#### GIVEN EXERCISE
Reproduce the listing word for word, leaving every picture behind.

:: DATA PROVIDED ::

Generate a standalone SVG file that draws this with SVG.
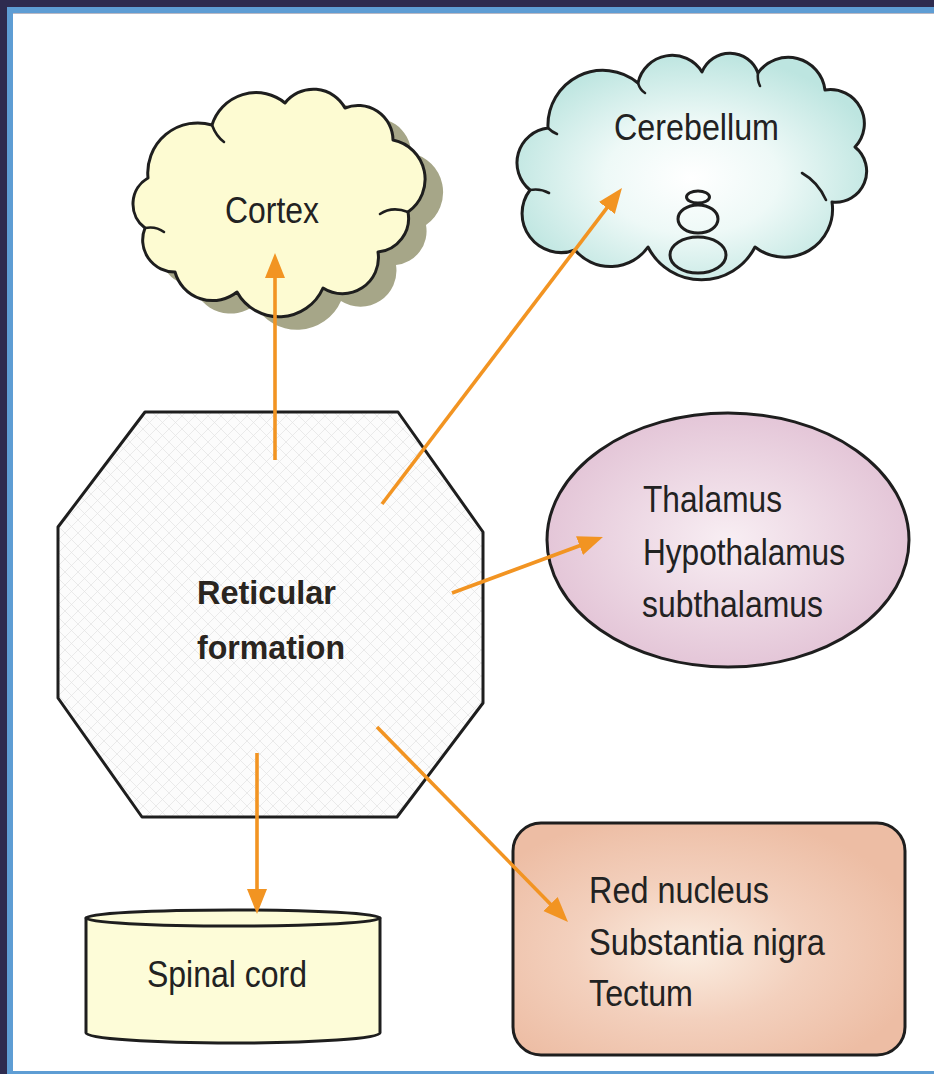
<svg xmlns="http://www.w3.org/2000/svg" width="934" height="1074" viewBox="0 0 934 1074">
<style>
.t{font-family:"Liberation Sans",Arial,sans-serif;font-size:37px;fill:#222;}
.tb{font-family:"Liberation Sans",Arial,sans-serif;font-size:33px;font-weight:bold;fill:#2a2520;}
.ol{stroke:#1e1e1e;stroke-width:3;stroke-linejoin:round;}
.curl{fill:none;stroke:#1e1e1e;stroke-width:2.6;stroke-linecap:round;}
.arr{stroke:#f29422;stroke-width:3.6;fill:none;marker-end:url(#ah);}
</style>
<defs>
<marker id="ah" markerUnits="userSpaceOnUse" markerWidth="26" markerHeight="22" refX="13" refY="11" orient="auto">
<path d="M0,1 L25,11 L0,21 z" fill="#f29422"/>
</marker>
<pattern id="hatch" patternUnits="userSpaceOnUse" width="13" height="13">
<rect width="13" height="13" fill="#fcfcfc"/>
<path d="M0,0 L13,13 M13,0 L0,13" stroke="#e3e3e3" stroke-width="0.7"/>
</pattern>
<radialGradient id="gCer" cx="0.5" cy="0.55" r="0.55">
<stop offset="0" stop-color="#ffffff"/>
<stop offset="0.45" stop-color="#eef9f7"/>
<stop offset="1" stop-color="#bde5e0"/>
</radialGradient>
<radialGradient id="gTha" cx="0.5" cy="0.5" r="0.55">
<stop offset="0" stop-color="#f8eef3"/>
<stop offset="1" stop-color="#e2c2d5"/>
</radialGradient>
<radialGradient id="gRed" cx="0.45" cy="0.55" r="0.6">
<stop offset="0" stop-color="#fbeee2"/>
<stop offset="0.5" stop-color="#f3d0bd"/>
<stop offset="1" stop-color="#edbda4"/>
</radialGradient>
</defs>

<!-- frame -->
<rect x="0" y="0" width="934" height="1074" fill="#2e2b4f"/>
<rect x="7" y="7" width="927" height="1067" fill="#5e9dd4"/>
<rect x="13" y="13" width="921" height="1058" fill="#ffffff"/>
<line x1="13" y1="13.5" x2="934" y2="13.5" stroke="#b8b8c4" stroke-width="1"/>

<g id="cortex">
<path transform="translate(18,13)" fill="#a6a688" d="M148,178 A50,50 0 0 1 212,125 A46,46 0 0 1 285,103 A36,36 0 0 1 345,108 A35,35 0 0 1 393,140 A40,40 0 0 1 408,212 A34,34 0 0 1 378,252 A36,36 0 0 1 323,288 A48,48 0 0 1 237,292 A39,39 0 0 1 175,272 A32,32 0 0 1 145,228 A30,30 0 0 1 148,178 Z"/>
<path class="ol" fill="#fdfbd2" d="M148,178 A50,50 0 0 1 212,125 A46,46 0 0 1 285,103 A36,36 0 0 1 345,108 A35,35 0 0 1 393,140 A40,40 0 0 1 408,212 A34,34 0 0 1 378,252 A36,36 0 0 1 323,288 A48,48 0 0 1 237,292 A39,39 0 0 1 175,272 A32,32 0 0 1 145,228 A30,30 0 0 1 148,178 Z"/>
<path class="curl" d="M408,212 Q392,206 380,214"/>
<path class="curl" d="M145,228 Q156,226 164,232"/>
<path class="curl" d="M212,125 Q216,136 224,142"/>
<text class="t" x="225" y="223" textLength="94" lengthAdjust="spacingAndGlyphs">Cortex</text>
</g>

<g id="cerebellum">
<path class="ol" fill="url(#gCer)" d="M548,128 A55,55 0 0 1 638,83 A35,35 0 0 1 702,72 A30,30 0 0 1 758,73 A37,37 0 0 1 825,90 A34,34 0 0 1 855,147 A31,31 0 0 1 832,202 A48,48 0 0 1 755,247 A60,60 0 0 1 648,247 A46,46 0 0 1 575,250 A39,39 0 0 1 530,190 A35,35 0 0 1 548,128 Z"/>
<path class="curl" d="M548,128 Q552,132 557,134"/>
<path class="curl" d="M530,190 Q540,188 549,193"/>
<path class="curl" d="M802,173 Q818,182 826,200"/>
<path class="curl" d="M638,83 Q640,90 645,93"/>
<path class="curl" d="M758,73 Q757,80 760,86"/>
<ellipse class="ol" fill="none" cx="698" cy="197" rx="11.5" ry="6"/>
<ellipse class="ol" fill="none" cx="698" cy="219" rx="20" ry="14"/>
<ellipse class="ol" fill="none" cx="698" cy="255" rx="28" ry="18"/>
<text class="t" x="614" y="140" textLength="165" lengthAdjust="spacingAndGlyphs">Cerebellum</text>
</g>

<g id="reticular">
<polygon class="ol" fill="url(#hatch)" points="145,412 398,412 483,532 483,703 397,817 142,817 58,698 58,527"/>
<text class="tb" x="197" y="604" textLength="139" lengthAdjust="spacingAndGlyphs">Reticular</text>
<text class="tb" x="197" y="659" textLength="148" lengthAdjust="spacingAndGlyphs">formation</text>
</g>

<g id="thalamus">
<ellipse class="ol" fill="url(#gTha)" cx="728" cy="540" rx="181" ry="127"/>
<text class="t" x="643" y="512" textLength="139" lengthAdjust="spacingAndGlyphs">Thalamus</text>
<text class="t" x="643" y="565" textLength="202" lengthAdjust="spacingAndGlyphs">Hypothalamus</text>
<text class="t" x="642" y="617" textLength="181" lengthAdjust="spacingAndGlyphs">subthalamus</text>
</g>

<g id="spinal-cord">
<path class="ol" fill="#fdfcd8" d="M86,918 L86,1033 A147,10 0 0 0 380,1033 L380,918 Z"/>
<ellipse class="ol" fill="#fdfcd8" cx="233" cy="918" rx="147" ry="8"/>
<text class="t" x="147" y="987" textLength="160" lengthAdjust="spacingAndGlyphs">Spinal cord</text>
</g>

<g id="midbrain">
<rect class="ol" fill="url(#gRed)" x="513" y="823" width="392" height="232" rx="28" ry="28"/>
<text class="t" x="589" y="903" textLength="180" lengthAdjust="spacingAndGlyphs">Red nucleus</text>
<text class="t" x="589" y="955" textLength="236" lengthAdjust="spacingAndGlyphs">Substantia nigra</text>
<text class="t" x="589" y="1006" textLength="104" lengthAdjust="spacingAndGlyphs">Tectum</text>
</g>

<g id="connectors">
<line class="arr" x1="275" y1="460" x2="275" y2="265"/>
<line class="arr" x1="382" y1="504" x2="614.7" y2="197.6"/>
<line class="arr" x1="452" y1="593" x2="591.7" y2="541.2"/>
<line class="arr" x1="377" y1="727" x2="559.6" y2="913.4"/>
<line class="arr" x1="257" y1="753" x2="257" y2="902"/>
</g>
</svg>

:::

#### FINAL RESULT
Generate a standalone SVG file that draws this with SVG.
<svg xmlns="http://www.w3.org/2000/svg" width="934" height="1074" viewBox="0 0 934 1074">
<style>
.t{font-family:"Liberation Sans",Arial,sans-serif;font-size:37px;fill:#222;}
.tb{font-family:"Liberation Sans",Arial,sans-serif;font-size:33px;font-weight:bold;fill:#2a2520;}
.ol{stroke:#1e1e1e;stroke-width:3;stroke-linejoin:round;}
.curl{fill:none;stroke:#1e1e1e;stroke-width:2.6;stroke-linecap:round;}
.arr{stroke:#f29422;stroke-width:3.6;fill:none;marker-end:url(#ah);}
</style>
<defs>
<marker id="ah" markerUnits="userSpaceOnUse" markerWidth="26" markerHeight="22" refX="13" refY="11" orient="auto">
<path d="M0,1 L25,11 L0,21 z" fill="#f29422"/>
</marker>
<pattern id="hatch" patternUnits="userSpaceOnUse" width="13" height="13">
<rect width="13" height="13" fill="#fcfcfc"/>
<path d="M0,0 L13,13 M13,0 L0,13" stroke="#e3e3e3" stroke-width="0.7"/>
</pattern>
<radialGradient id="gCer" cx="0.5" cy="0.55" r="0.55">
<stop offset="0" stop-color="#ffffff"/>
<stop offset="0.45" stop-color="#eef9f7"/>
<stop offset="1" stop-color="#bde5e0"/>
</radialGradient>
<radialGradient id="gTha" cx="0.5" cy="0.5" r="0.55">
<stop offset="0" stop-color="#f8eef3"/>
<stop offset="1" stop-color="#e2c2d5"/>
</radialGradient>
<radialGradient id="gRed" cx="0.45" cy="0.55" r="0.6">
<stop offset="0" stop-color="#fbeee2"/>
<stop offset="0.5" stop-color="#f3d0bd"/>
<stop offset="1" stop-color="#edbda4"/>
</radialGradient>
</defs>

<!-- frame -->
<rect x="0" y="0" width="934" height="1074" fill="#2e2b4f"/>
<rect x="7" y="7" width="927" height="1067" fill="#5e9dd4"/>
<rect x="13" y="13" width="921" height="1058" fill="#ffffff"/>
<line x1="13" y1="13.5" x2="934" y2="13.5" stroke="#b8b8c4" stroke-width="1"/>

<g id="cortex">
<path transform="translate(18,13)" fill="#a6a688" d="M148,178 A50,50 0 0 1 212,125 A46,46 0 0 1 285,103 A36,36 0 0 1 345,108 A35,35 0 0 1 393,140 A40,40 0 0 1 408,212 A34,34 0 0 1 378,252 A36,36 0 0 1 323,288 A48,48 0 0 1 237,292 A39,39 0 0 1 175,272 A32,32 0 0 1 145,228 A30,30 0 0 1 148,178 Z"/>
<path class="ol" fill="#fdfbd2" d="M148,178 A50,50 0 0 1 212,125 A46,46 0 0 1 285,103 A36,36 0 0 1 345,108 A35,35 0 0 1 393,140 A40,40 0 0 1 408,212 A34,34 0 0 1 378,252 A36,36 0 0 1 323,288 A48,48 0 0 1 237,292 A39,39 0 0 1 175,272 A32,32 0 0 1 145,228 A30,30 0 0 1 148,178 Z"/>
<path class="curl" d="M408,212 Q392,206 380,214"/>
<path class="curl" d="M145,228 Q156,226 164,232"/>
<path class="curl" d="M212,125 Q216,136 224,142"/>
<text class="t" x="225" y="223" textLength="94" lengthAdjust="spacingAndGlyphs">Cortex</text>
</g>

<g id="cerebellum">
<path class="ol" fill="url(#gCer)" d="M548,128 A55,55 0 0 1 638,83 A35,35 0 0 1 702,72 A30,30 0 0 1 758,73 A37,37 0 0 1 825,90 A34,34 0 0 1 855,147 A31,31 0 0 1 832,202 A48,48 0 0 1 755,247 A60,60 0 0 1 648,247 A46,46 0 0 1 575,250 A39,39 0 0 1 530,190 A35,35 0 0 1 548,128 Z"/>
<path class="curl" d="M548,128 Q552,132 557,134"/>
<path class="curl" d="M530,190 Q540,188 549,193"/>
<path class="curl" d="M802,173 Q818,182 826,200"/>
<path class="curl" d="M638,83 Q640,90 645,93"/>
<path class="curl" d="M758,73 Q757,80 760,86"/>
<ellipse class="ol" fill="none" cx="698" cy="197" rx="11.5" ry="6"/>
<ellipse class="ol" fill="none" cx="698" cy="219" rx="20" ry="14"/>
<ellipse class="ol" fill="none" cx="698" cy="255" rx="28" ry="18"/>
<text class="t" x="614" y="140" textLength="165" lengthAdjust="spacingAndGlyphs">Cerebellum</text>
</g>

<g id="reticular">
<polygon class="ol" fill="url(#hatch)" points="145,412 398,412 483,532 483,703 397,817 142,817 58,698 58,527"/>
<text class="tb" x="197" y="604" textLength="139" lengthAdjust="spacingAndGlyphs">Reticular</text>
<text class="tb" x="197" y="659" textLength="148" lengthAdjust="spacingAndGlyphs">formation</text>
</g>

<g id="thalamus">
<ellipse class="ol" fill="url(#gTha)" cx="728" cy="540" rx="181" ry="127"/>
<text class="t" x="643" y="512" textLength="139" lengthAdjust="spacingAndGlyphs">Thalamus</text>
<text class="t" x="643" y="565" textLength="202" lengthAdjust="spacingAndGlyphs">Hypothalamus</text>
<text class="t" x="642" y="617" textLength="181" lengthAdjust="spacingAndGlyphs">subthalamus</text>
</g>

<g id="spinal-cord">
<path class="ol" fill="#fdfcd8" d="M86,918 L86,1033 A147,10 0 0 0 380,1033 L380,918 Z"/>
<ellipse class="ol" fill="#fdfcd8" cx="233" cy="918" rx="147" ry="8"/>
<text class="t" x="147" y="987" textLength="160" lengthAdjust="spacingAndGlyphs">Spinal cord</text>
</g>

<g id="midbrain">
<rect class="ol" fill="url(#gRed)" x="513" y="823" width="392" height="232" rx="28" ry="28"/>
<text class="t" x="589" y="903" textLength="180" lengthAdjust="spacingAndGlyphs">Red nucleus</text>
<text class="t" x="589" y="955" textLength="236" lengthAdjust="spacingAndGlyphs">Substantia nigra</text>
<text class="t" x="589" y="1006" textLength="104" lengthAdjust="spacingAndGlyphs">Tectum</text>
</g>

<g id="connectors">
<line class="arr" x1="275" y1="460" x2="275" y2="265"/>
<line class="arr" x1="382" y1="504" x2="614.7" y2="197.6"/>
<line class="arr" x1="452" y1="593" x2="591.7" y2="541.2"/>
<line class="arr" x1="377" y1="727" x2="559.6" y2="913.4"/>
<line class="arr" x1="257" y1="753" x2="257" y2="902"/>
</g>
</svg>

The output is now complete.